Il existe une cosmogonie juive très originale, qui ne doit pas grand-chose aux critères du platonisme, du néo-platonisme ou de l’aristotélisme, et qui s’organise principalement autour de l’ énigmatique notion kabbalistique des sefirot.
Le mot sefira, rendu parfois par « nombre primordial », ce qui est une mauvaise traduction, rendu dans la traduction du Sefer Yetsirah de Bernard Dubourg par « inscription » et dans celle de Mopsik par « chiffre », est à peu près intraduisible en réalité.
Le mot vient de la racine du verbe hébreu safar, qui signifie à la fois « gratter », « polir », « inscrire sur de la pierre », « écrire », « compter », « énumérer », « raconter », « narrer », ou simplement « proférer des mots ». Le terme safar est donc primordialement lié à l’écriture, à l’inscription puisqu’il n’y a pas de chiffres en hébreu.

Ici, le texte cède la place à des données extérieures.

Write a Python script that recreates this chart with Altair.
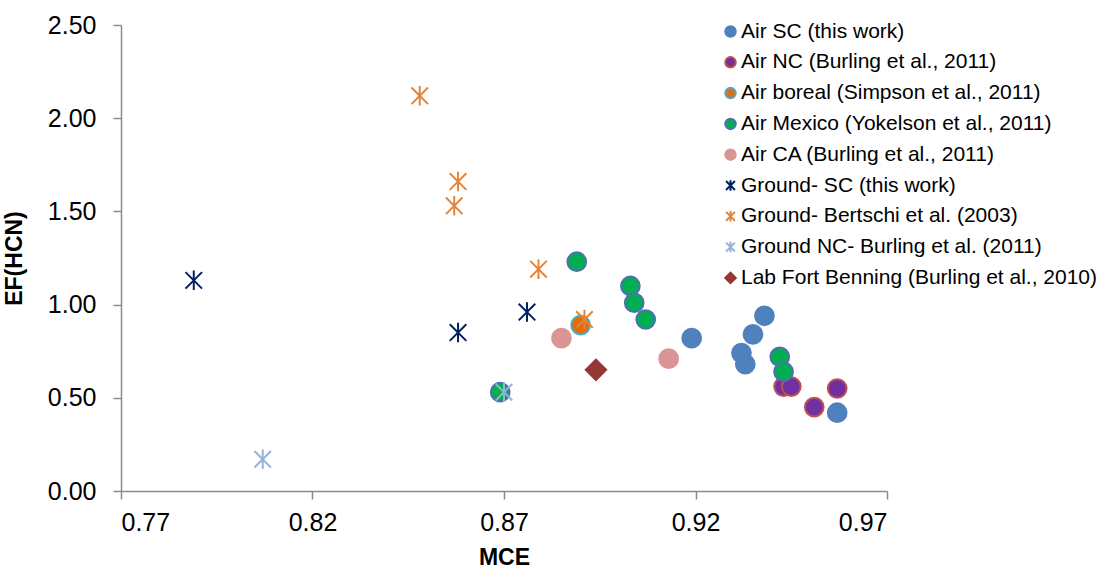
import altair as alt
import pandas as pd

# ---- data ----
series_names = [
    "Air SC (this work)",
    "Air NC (Burling et al., 2011)",
    "Air boreal (Simpson et al., 2011)",
    "Air Mexico (Yokelson et al., 2011)",
    "Air CA (Burling et al., 2011)",
    "Ground- SC (this work)",
    "Ground- Bertschi et al. (2003)",
    "Ground NC- Burling et al. (2011)",
    "Lab Fort Benning (Burling et al., 2010)",
]

air_sc_mce = [0.919, 0.938, 0.935, 0.932, 0.933, 0.957]
air_sc_ef = [0.82, 0.94, 0.84, 0.74, 0.68, 0.42]

air_nc_mce = [0.943, 0.945, 0.951, 0.957]
air_nc_ef = [0.56, 0.56, 0.45, 0.55]

air_boreal_mce = [0.890]
air_boreal_ef = [0.89]

air_mexico_mce = [0.889, 0.903, 0.904, 0.907, 0.942, 0.943, 0.869]
air_mexico_ef = [1.23, 1.10, 1.01, 0.92, 0.72, 0.64, 0.53]

air_ca_mce = [0.885, 0.913]
air_ca_ef = [0.82, 0.71]

ground_sc_mce = [0.789, 0.858, 0.876]
ground_sc_ef = [1.13, 0.85, 0.96]

bertschi_mce = [0.848, 0.858, 0.857, 0.879, 0.891]
bertschi_ef = [2.12, 1.66, 1.53, 1.19, 0.92]

ground_nc_mce = [0.807, 0.870]
ground_nc_ef = [0.17, 0.53]

lab_mce = [0.894]
lab_ef = [0.65]

x_ticks = [0.77, 0.82, 0.87, 0.92, 0.97]
y_ticks = [0.0, 0.5, 1.0, 1.5, 2.0, 2.5]

# ---- styles ----
fill_colors = ["#4F81BD", "#7030A0", "#E46C0A", "#00B050", "#D99694",
               "#002060", "#E3843A", "#95B3D7", "#953735"]
stroke_colors = ["#4F81BD", "#C0504D", "#4BACC6", "#4F6FB5", "#D99694",
                 "#002060", "#E3843A", "#95B3D7", "#953735"]
asterisk = "M-0.85,-0.85L0.85,0.85M-0.85,0.85L0.85,-0.85M0,-1L0,1"
shapes = ["circle"] * 5 + [asterisk] * 3 + ["diamond"]
sizes = [350, 350, 350, 350, 350, 380, 380, 380, 420]

groups = [
    (air_sc_mce, air_sc_ef), (air_nc_mce, air_nc_ef),
    (air_boreal_mce, air_boreal_ef), (air_mexico_mce, air_mexico_ef),
    (air_ca_mce, air_ca_ef), (ground_sc_mce, ground_sc_ef),
    (bertschi_mce, bertschi_ef), (ground_nc_mce, ground_nc_ef),
    (lab_mce, lab_ef),
]
rows = []
for i, (name, (xs, ys)) in enumerate(zip(series_names, groups)):
    for x, y in zip(xs, ys):
        rows.append({"series": name, "MCE": x, "EF": y, "order": i, "sz": sizes[i]})
df = pd.DataFrame(rows)

FONT = "Liberation Sans"
legend = alt.Legend(
    title=None, orient="none", legendX=599, legendY=-4,
    labelFontSize=21, labelFont=FONT, labelColor="#000000",
    symbolSize=110, symbolStrokeWidth=2, labelOffset=0, rowPadding=8.8,
    padding=0, labelLimit=500,
)

chart = alt.Chart(df).mark_point(filled=True, opacity=1, strokeWidth=2).encode(
    x=alt.X("MCE:Q", title="MCE",
            scale=alt.Scale(domain=[0.77, 0.97], nice=False, zero=False),
            axis=alt.Axis(values=x_ticks, format=".2f", labelPadding=11, titlePadding=11)),
    y=alt.Y("EF:Q", title="EF(HCN)",
            scale=alt.Scale(domain=[0, 2.5], nice=False),
            axis=alt.Axis(values=y_ticks, format=".2f", labelPadding=17, titlePadding=21)),
    fill=alt.Fill("series:N", sort=series_names,
                  scale=alt.Scale(domain=series_names, range=fill_colors), legend=legend),
    stroke=alt.Stroke("series:N", sort=series_names,
                      scale=alt.Scale(domain=series_names, range=stroke_colors), legend=legend),
    shape=alt.Shape("series:N", sort=series_names,
                    scale=alt.Scale(domain=series_names, range=shapes), legend=legend),
    size=alt.Size("sz:Q", scale=None, legend=None),
    order=alt.Order("order:Q"),
).properties(
    width=766, height=466,
    autosize=alt.AutoSizeParams(type="none"),
    padding={"left": 121, "top": 25, "right": 215, "bottom": 81},
    background="white",
).configure_view(stroke=None).configure_axis(
    grid=False, domainColor="#8C8C8C", tickColor="#8C8C8C",
    domainWidth=1.5, tickWidth=1.5, tickSize=8,
    labelFont=FONT, labelFontSize=25, labelColor="#000000",
    titleFont=FONT, titleFontSize=23, titleFontWeight="bold", titleColor="#000000",
)

chart.save("out.html", embed_options={"renderer": "svg", "actions": False})
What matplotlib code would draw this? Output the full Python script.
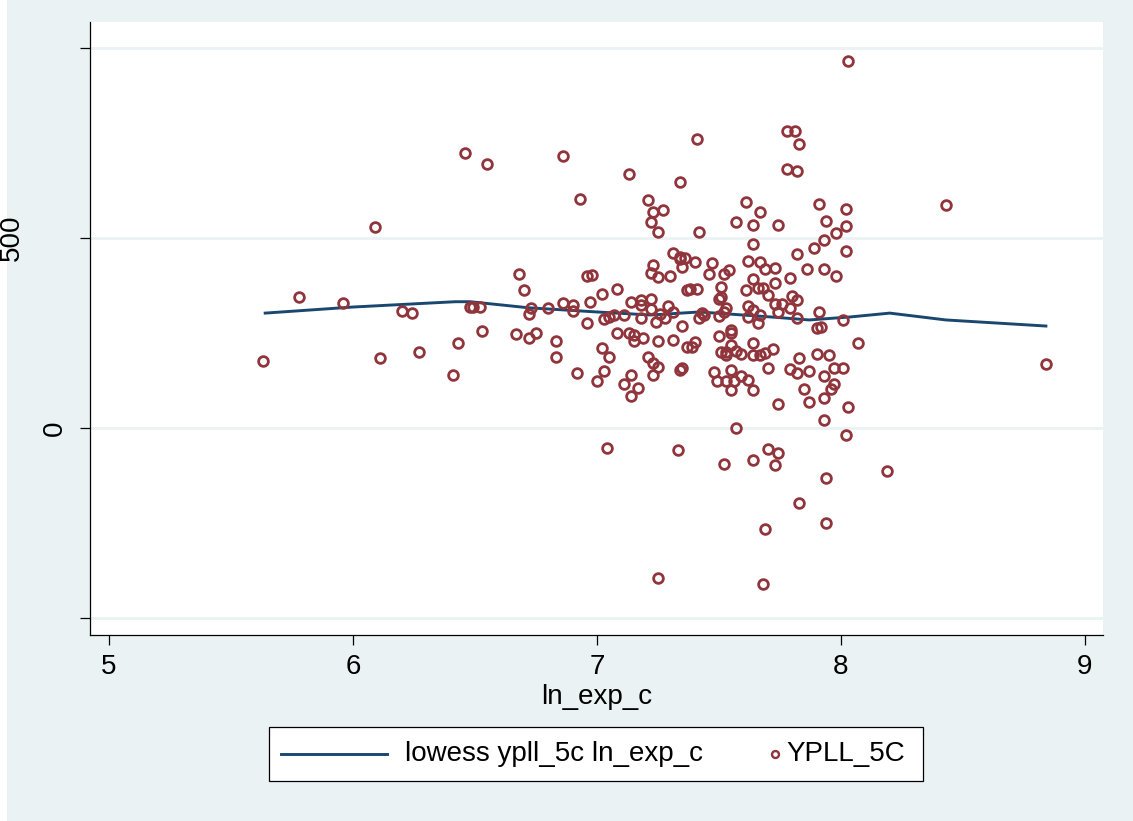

Il apparaît pour la première fois au début du Sefer Yetsirah, le « livre de la Création » (Dubourg le rend par « Le Livre de l’Œuvre »), plus ancien traité mystique de cosmogonie juif, écrit vraisemblablement entre le 3ème et le 6ème siècle, où il est associé à un autre terme, beli-mah, qui littéralement signifie « sans quoi ». On étudiera cette énigme plus tard.
Le monde divin, enseigne la Kabbale, s’articule en dix sefiroth qui sont à la fois dix éléments de la structure de Dieu, dix dimensions du divin, dix parties du corps divin et dix émanations successives ayant abouti à la création du monde. Par ailleurs, cette antériorité ex nihilo du monde sefirotique est intégralement prise dans un processus analogue à la naissance de la parole depuis la pensée la plus secrète.
Voici comment l’exprime par exemple le Zohar1 :
« Lorsque tu contemples les degrés, Il est Pensée, Il est Intelligence, Il est Voix, Il est Parole et tout est un. Et la Pensée, oui elle est prémices de toute chose et il n'y a pas séparation mais tout est un, une seule chaîne, car la Pensée même est liée au Néant et jamais ne s'en écarte, et c'est <le sens du verset>: "Le Seigneur est un et son nom est un" (Zacharie 14:9).»
Si l’on cherche dans les encyclopédies classiques une première définition sommaire des sefirot, on risque fortement de n’y rien comprendre. Il s’agirait, selon le Dictionnaire Encyclopédique du Judaïsme du « nom kabbalistique donné aux dix émanations à travers lesquelles se manifeste la Divinité »; selon le Trésor de la Langue Française, des « dix entités (souffle de Dieu, air, eau, feu et les six directions de l'espace) qui comptent parmi les trente deux voies de la Sagesse selon lesquelles Dieu a créé le monde » ; selon la Jewish Encyclopedy des « potencies or agencies <les puissances ou les actions> by means of which, according to the Cabala, God manifested His existence in the production of the universe. The term is derived from the Hebrew noun "sefirah," which, meaning originally "number" or "category," alternately assumed in the language of the Zohar the significations of "sphere" (σφαῑρα) and "light" (from ) » ; selon l’Encyclopaedia Judaica, dans une notule rédigée par Gershom Scholem en personne, ce « terme fondamental de la Kabbale, sefira (au singulier), fut inventé par l’auteur du Sefer Yetsirah qui a ainsi désigné les dix ‘‘nombres’’ primordiaux ou idéaux, selon la racine hébraïque safor, compter <numerate>… »
Tout cela reste assez confus, et l’on ne sait pas bien s’il s’agit plutôt d’un processus de « manifestation » du divin (par degrés, émanations, nominations, épanchements ? ) ou bien d’un processus de création et de production de l’univers (et de quel type exactement ? matériel, spirituel, luminescent, langagier ?) …
Cette incertitude n’est pas sans dessein, vous vous en doutez bien.